##### RECORDS SUPPLIED #####
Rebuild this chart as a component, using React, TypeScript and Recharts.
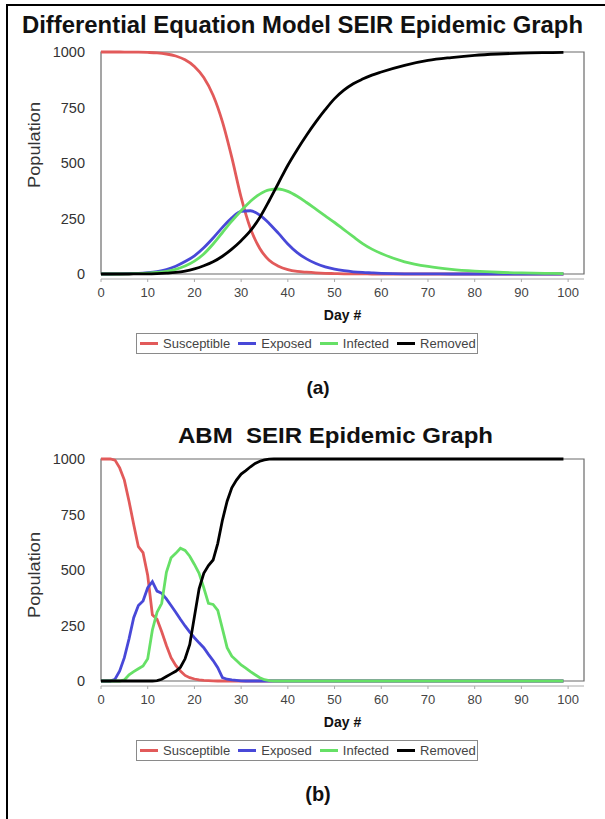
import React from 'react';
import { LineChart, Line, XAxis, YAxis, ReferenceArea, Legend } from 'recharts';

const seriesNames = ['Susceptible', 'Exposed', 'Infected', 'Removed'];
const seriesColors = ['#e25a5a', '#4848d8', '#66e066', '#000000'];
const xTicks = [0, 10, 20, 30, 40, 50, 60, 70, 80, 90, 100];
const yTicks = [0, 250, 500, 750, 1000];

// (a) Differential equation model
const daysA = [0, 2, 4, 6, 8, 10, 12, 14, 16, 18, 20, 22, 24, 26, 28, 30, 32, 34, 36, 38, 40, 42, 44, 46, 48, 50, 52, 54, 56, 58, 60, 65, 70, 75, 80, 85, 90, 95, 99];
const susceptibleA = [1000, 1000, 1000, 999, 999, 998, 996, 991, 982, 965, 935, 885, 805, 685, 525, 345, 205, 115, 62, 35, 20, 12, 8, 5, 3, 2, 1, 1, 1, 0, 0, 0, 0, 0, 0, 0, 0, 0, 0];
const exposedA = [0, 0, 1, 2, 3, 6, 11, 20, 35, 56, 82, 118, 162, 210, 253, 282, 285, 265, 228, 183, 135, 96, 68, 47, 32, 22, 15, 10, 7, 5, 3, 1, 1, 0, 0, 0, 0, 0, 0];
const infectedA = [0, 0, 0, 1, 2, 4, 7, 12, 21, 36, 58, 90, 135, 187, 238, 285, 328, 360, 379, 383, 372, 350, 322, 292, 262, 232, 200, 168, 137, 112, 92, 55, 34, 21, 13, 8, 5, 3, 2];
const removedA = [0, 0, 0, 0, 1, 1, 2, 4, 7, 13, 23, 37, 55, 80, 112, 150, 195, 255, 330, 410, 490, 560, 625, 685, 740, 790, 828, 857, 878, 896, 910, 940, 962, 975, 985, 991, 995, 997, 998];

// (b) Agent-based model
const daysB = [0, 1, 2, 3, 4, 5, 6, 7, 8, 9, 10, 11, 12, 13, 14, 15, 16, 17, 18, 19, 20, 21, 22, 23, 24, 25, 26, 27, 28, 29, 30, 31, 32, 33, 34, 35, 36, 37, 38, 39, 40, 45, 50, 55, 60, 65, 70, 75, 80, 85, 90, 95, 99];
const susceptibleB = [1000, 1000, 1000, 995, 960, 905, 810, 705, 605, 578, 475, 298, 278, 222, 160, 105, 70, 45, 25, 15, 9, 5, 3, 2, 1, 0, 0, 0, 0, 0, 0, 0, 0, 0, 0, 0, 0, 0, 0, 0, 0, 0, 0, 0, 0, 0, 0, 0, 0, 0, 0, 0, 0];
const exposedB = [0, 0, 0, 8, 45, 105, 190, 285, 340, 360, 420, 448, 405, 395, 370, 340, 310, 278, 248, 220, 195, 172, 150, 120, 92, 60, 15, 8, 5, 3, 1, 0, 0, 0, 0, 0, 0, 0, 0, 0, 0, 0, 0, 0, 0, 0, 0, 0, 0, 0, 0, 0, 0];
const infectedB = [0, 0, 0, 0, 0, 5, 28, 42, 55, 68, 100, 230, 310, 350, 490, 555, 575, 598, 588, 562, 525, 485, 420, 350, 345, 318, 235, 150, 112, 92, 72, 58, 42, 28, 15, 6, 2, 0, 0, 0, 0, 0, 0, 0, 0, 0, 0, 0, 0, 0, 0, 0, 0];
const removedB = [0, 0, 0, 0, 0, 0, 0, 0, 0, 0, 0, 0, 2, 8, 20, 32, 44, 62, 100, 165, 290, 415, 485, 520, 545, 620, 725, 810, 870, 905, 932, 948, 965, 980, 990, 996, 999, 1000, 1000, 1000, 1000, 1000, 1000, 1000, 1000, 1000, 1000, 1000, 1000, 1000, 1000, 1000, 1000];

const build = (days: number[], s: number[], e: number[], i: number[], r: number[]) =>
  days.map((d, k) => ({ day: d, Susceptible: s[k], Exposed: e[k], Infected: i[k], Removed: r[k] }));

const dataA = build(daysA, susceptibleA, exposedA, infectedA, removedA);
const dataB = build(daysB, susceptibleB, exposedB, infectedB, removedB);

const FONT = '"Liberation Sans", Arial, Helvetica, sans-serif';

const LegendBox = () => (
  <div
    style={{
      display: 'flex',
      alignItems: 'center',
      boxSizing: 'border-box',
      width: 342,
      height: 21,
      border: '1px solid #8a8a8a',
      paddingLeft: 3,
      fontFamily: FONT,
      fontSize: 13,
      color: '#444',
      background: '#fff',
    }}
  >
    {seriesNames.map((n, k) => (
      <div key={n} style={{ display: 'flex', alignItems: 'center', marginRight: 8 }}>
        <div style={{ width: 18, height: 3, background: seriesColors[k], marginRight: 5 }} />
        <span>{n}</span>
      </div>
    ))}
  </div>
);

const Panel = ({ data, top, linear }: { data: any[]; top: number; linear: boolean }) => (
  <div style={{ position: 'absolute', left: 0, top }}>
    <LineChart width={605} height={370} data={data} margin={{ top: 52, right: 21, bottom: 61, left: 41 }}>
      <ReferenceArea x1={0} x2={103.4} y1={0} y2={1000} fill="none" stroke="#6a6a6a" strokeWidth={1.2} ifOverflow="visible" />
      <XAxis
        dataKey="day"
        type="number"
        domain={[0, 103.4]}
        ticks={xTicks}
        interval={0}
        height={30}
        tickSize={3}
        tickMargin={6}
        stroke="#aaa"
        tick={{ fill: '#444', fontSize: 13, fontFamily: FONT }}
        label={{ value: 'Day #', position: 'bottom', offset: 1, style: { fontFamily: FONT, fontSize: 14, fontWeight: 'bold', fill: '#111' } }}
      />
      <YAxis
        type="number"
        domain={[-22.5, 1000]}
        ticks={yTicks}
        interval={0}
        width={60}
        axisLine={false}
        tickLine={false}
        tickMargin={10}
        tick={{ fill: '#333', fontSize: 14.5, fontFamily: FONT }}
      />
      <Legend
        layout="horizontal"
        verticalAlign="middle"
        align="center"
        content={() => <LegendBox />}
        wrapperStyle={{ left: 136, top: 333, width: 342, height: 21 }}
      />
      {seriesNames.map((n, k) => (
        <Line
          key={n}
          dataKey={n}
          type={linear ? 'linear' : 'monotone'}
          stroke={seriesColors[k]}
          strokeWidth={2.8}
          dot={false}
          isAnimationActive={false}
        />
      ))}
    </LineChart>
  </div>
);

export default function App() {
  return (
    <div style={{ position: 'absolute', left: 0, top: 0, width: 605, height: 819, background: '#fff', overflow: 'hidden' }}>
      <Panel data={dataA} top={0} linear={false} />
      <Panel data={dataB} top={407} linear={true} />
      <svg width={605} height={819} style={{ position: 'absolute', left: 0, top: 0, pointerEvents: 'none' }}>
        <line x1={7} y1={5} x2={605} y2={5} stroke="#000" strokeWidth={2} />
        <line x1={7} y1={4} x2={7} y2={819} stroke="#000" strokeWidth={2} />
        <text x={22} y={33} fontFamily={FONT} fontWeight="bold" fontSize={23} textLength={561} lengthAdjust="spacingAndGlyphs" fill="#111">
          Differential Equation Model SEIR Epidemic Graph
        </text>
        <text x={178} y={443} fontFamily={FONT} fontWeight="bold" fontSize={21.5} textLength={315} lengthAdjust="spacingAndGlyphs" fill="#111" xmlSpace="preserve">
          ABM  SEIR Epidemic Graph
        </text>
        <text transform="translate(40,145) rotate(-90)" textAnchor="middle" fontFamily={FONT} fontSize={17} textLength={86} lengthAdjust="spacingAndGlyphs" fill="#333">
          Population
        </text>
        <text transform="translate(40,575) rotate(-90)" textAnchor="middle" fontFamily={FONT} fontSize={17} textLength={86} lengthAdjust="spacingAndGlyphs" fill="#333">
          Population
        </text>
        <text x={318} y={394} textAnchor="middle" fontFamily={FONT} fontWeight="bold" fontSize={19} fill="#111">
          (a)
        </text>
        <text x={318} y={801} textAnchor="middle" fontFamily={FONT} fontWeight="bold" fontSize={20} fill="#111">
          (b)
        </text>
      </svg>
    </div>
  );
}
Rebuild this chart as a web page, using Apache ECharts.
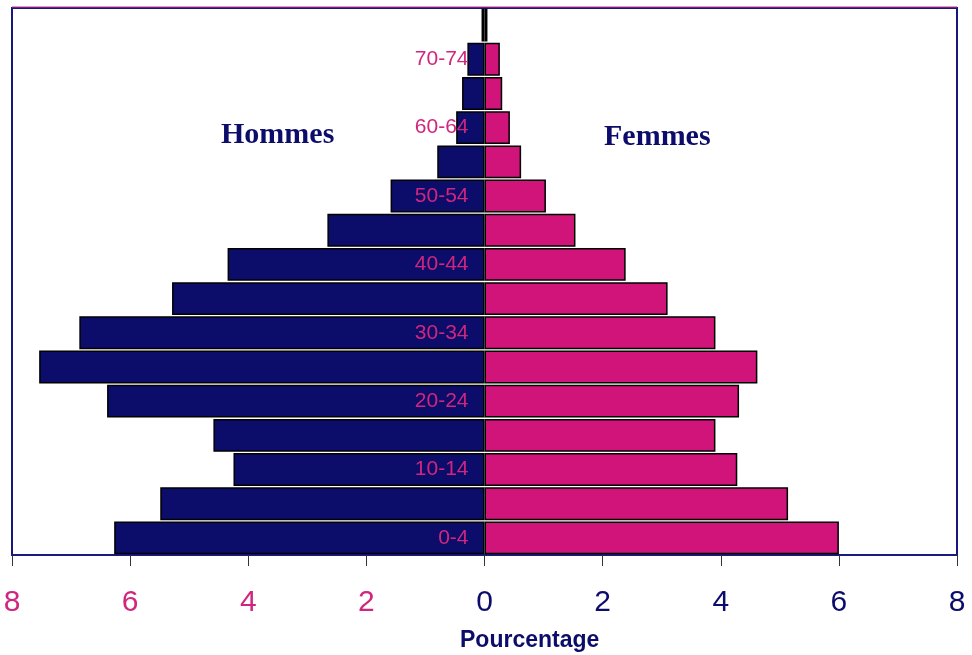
#####
■ **DO THIS**
Your task is to repeat the opening line of the entries above and each line after it, ending with the line that has "const yTicks = [0, 250, 500, 750, 1000];". Do not include the pictures.

■ **REPLY**
Rebuild this chart as a component, using React, TypeScript and Recharts.
import React from 'react';
import { LineChart, Line, XAxis, YAxis, ReferenceArea, Legend } from 'recharts';

const seriesNames = ['Susceptible', 'Exposed', 'Infected', 'Removed'];
const seriesColors = ['#e25a5a', '#4848d8', '#66e066', '#000000'];
const xTicks = [0, 10, 20, 30, 40, 50, 60, 70, 80, 90, 100];
const yTicks = [0, 250, 500, 750, 1000];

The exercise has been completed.